TASK STATEMENT: Can you output, word for word, the lines between the one holding "Reproduce this chart with Plotly.js." and the one holding "var juvEdge = juvenileA.map(function", inclusive, leaving out any pictures?

DATASET EXCERPTS:
____
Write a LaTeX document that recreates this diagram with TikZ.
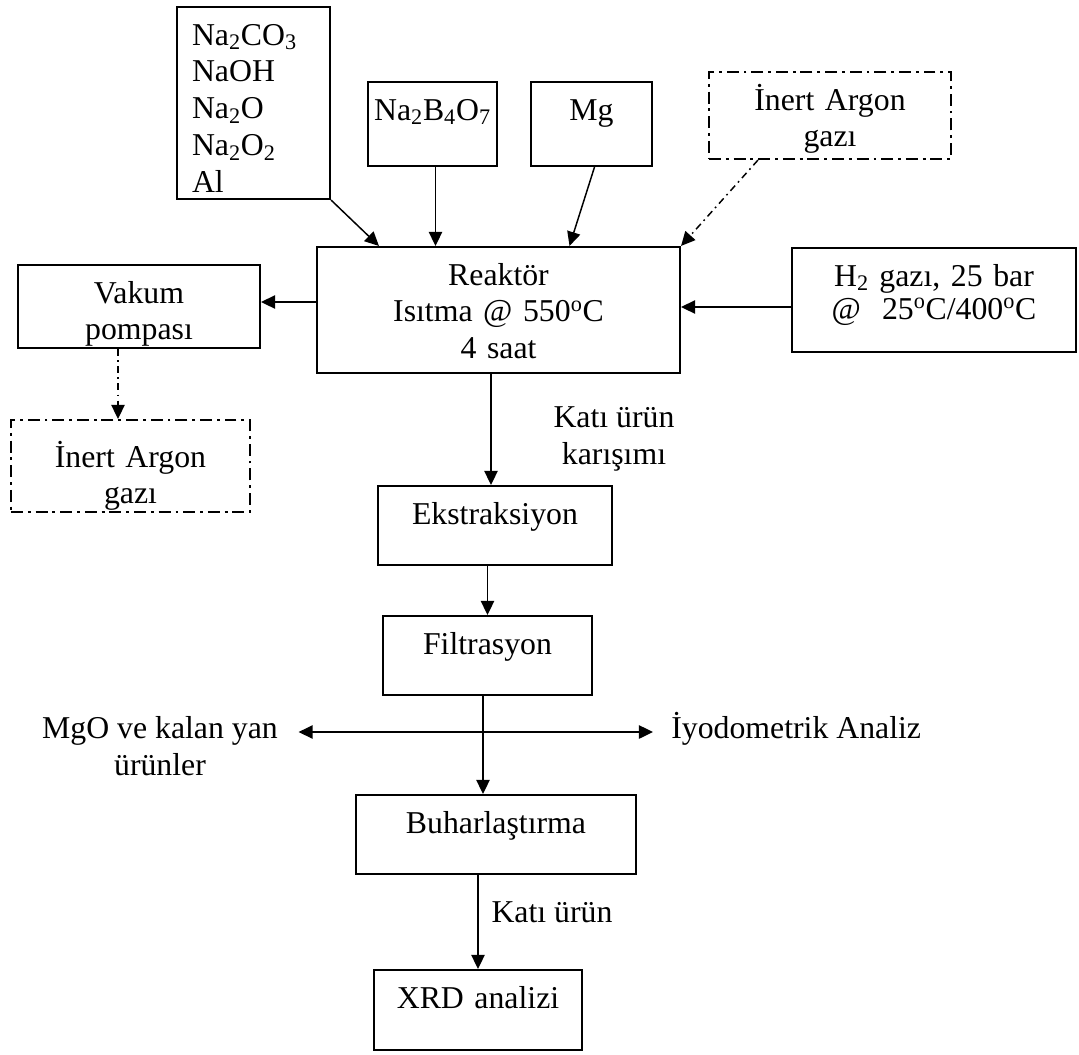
____
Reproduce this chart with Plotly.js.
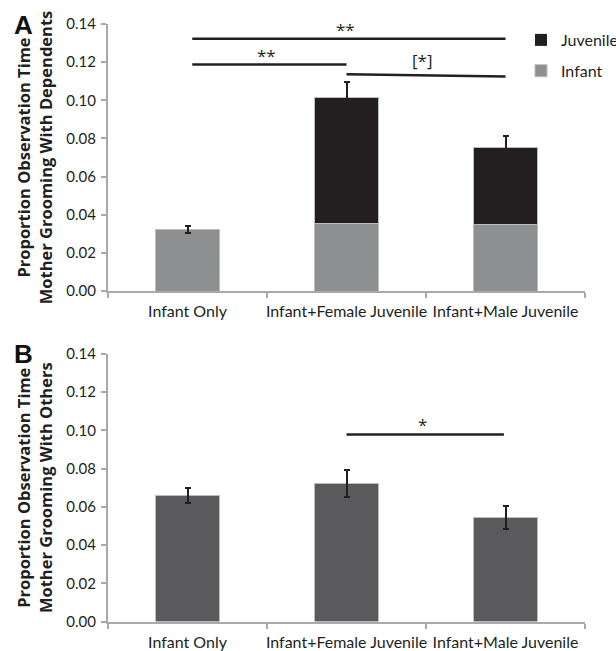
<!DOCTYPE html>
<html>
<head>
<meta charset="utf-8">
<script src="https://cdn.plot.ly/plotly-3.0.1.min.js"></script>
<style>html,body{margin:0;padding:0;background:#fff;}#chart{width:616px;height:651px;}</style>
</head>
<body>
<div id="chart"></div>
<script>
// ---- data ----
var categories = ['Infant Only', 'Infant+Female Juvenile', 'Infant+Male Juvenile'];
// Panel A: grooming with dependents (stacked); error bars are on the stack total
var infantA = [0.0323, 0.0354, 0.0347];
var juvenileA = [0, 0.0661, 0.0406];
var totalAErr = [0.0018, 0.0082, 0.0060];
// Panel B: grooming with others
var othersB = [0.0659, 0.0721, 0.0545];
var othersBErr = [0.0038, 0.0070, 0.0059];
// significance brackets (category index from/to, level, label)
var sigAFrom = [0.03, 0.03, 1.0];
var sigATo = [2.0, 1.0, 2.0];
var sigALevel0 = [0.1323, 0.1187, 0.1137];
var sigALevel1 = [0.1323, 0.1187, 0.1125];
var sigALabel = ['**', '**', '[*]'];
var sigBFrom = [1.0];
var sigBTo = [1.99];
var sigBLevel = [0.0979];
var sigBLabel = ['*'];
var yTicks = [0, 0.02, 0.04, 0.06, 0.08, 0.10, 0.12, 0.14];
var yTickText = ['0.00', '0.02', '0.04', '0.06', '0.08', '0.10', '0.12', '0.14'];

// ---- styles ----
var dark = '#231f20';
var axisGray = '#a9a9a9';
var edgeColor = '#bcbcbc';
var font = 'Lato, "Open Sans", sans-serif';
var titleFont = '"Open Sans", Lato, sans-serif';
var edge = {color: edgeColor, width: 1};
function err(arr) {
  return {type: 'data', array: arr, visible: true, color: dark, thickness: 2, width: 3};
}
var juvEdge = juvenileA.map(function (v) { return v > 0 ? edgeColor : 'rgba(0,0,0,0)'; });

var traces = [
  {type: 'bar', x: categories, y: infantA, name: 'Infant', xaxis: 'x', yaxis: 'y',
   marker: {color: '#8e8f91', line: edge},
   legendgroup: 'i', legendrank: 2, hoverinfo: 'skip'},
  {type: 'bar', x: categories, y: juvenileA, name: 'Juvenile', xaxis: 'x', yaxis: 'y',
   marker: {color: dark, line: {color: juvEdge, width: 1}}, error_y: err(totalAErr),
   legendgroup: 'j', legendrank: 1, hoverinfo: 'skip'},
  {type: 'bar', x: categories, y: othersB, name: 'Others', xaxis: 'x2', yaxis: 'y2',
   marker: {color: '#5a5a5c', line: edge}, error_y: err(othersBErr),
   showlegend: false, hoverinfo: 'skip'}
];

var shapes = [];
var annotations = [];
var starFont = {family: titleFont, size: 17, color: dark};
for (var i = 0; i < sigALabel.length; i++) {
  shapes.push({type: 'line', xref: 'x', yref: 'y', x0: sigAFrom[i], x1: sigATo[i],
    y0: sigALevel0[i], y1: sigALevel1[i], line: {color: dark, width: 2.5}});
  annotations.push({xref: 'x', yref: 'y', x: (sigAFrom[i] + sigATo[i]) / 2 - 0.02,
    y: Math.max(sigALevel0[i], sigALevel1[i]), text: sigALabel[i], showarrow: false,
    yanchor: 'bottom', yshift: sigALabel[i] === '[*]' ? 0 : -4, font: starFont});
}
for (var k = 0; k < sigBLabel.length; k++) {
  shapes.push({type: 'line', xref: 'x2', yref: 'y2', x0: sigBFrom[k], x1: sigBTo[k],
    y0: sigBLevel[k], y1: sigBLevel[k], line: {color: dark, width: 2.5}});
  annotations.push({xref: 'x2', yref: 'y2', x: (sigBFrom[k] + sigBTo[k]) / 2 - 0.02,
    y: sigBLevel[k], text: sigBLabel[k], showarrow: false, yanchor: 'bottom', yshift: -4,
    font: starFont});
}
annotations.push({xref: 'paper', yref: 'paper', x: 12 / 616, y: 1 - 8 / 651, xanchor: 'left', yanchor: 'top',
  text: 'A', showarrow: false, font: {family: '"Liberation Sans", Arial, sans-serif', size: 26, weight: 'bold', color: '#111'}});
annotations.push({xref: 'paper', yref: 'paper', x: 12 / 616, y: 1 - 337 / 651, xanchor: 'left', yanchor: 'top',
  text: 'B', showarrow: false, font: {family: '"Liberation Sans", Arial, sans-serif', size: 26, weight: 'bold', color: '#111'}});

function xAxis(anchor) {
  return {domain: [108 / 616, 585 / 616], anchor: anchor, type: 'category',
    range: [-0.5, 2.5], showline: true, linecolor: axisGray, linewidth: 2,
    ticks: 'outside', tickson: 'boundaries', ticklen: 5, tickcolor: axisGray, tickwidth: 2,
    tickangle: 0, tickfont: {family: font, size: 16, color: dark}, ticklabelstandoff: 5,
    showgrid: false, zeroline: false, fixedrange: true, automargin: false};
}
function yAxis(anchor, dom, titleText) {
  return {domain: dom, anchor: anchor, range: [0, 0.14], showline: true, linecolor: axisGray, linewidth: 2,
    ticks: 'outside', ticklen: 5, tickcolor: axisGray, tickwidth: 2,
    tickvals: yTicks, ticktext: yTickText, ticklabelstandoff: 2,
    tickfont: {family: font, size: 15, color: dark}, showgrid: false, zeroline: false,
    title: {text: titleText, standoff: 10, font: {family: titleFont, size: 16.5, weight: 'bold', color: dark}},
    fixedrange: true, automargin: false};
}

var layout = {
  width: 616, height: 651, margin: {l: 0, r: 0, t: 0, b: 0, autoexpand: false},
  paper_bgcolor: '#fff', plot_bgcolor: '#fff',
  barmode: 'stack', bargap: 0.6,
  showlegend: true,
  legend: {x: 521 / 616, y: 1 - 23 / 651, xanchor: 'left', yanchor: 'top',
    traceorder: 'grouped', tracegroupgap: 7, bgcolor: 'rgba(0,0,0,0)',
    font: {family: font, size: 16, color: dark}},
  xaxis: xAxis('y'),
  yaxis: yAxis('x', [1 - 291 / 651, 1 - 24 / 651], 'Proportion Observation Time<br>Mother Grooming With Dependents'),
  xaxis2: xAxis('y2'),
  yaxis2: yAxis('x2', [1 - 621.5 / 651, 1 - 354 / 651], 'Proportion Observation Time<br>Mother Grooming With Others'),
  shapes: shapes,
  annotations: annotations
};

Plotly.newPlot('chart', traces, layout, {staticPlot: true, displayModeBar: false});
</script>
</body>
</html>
____
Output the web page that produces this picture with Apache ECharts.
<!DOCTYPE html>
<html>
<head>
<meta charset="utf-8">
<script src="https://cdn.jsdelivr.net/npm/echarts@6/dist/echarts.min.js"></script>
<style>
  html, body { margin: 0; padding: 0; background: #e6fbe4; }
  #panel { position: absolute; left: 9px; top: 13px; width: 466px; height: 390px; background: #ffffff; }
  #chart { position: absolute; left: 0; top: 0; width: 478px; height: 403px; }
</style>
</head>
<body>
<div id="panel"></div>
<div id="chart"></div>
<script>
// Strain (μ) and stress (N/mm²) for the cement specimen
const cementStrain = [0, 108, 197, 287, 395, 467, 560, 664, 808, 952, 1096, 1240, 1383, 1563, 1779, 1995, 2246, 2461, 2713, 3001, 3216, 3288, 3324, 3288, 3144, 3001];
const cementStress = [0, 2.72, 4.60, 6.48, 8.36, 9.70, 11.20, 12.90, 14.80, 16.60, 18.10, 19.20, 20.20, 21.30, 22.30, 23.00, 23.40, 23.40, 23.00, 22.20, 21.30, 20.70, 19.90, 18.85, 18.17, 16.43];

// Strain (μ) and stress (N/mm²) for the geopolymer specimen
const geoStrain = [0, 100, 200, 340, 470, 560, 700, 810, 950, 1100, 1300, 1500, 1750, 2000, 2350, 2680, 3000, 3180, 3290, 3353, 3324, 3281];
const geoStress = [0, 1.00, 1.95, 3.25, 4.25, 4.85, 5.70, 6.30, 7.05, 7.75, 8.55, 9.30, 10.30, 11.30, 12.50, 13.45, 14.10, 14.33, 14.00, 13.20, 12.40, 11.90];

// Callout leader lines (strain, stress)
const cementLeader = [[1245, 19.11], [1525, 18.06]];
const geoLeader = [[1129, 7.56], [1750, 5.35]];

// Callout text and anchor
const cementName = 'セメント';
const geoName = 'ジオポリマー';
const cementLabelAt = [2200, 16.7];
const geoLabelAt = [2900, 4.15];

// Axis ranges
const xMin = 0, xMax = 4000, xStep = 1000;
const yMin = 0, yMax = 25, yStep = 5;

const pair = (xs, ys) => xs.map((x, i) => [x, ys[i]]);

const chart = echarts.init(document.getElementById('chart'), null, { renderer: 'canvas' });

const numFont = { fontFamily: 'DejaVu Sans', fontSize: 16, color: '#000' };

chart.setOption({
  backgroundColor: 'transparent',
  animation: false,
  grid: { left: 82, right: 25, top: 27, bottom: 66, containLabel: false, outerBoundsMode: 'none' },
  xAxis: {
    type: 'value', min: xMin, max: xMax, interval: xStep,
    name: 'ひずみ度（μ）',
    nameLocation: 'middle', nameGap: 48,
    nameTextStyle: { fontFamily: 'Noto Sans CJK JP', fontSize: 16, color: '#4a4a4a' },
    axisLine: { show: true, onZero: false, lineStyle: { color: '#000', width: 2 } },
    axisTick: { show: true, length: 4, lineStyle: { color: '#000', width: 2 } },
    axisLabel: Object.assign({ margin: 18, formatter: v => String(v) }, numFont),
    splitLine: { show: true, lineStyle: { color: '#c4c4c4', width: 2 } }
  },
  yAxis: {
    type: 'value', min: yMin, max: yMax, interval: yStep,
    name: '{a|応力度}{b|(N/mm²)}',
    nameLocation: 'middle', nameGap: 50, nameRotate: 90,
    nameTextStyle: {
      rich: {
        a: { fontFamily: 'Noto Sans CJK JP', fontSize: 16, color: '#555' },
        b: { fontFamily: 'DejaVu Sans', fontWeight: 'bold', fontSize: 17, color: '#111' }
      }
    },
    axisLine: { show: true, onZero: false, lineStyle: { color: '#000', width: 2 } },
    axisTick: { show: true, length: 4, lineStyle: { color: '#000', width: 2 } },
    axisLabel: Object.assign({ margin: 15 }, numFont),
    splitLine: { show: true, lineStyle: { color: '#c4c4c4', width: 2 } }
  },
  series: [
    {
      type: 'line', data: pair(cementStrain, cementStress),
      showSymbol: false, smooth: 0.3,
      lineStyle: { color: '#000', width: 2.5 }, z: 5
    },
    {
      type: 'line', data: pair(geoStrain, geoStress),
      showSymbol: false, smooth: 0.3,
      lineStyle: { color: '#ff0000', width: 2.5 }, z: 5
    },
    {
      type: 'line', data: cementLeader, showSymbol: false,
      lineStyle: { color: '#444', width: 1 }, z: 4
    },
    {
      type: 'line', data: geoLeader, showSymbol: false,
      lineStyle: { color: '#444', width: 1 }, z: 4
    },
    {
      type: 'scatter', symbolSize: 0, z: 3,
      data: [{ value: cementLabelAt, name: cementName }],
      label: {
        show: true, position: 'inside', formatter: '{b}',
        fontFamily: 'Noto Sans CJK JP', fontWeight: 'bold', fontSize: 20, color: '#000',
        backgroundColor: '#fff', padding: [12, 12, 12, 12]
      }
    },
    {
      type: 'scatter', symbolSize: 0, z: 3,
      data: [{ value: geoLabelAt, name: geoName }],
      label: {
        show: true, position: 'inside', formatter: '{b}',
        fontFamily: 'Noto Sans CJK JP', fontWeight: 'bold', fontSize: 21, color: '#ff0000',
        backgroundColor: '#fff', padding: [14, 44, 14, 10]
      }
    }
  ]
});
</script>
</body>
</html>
____
THE REPLY:
Reproduce this chart with Plotly.js.
<!DOCTYPE html>
<html>
<head>
<meta charset="utf-8">
<script src="https://cdn.plot.ly/plotly-3.0.1.min.js"></script>
<style>html,body{margin:0;padding:0;background:#fff;}#chart{width:616px;height:651px;}</style>
</head>
<body>
<div id="chart"></div>
<script>
// ---- data ----
var categories = ['Infant Only', 'Infant+Female Juvenile', 'Infant+Male Juvenile'];
// Panel A: grooming with dependents (stacked); error bars are on the stack total
var infantA = [0.0323, 0.0354, 0.0347];
var juvenileA = [0, 0.0661, 0.0406];
var totalAErr = [0.0018, 0.0082, 0.0060];
// Panel B: grooming with others
var othersB = [0.0659, 0.0721, 0.0545];
var othersBErr = [0.0038, 0.0070, 0.0059];
// significance brackets (category index from/to, level, label)
var sigAFrom = [0.03, 0.03, 1.0];
var sigATo = [2.0, 1.0, 2.0];
var sigALevel0 = [0.1323, 0.1187, 0.1137];
var sigALevel1 = [0.1323, 0.1187, 0.1125];
var sigALabel = ['**', '**', '[*]'];
var sigBFrom = [1.0];
var sigBTo = [1.99];
var sigBLevel = [0.0979];
var sigBLabel = ['*'];
var yTicks = [0, 0.02, 0.04, 0.06, 0.08, 0.10, 0.12, 0.14];
var yTickText = ['0.00', '0.02', '0.04', '0.06', '0.08', '0.10', '0.12', '0.14'];

// ---- styles ----
var dark = '#231f20';
var axisGray = '#a9a9a9';
var edgeColor = '#bcbcbc';
var font = 'Lato, "Open Sans", sans-serif';
var titleFont = '"Open Sans", Lato, sans-serif';
var edge = {color: edgeColor, width: 1};
function err(arr) {
  return {type: 'data', array: arr, visible: true, color: dark, thickness: 2, width: 3};
}
var juvEdge = juvenileA.map(function (v) { return v > 0 ? edgeColor : 'rgba(0,0,0,0)'; });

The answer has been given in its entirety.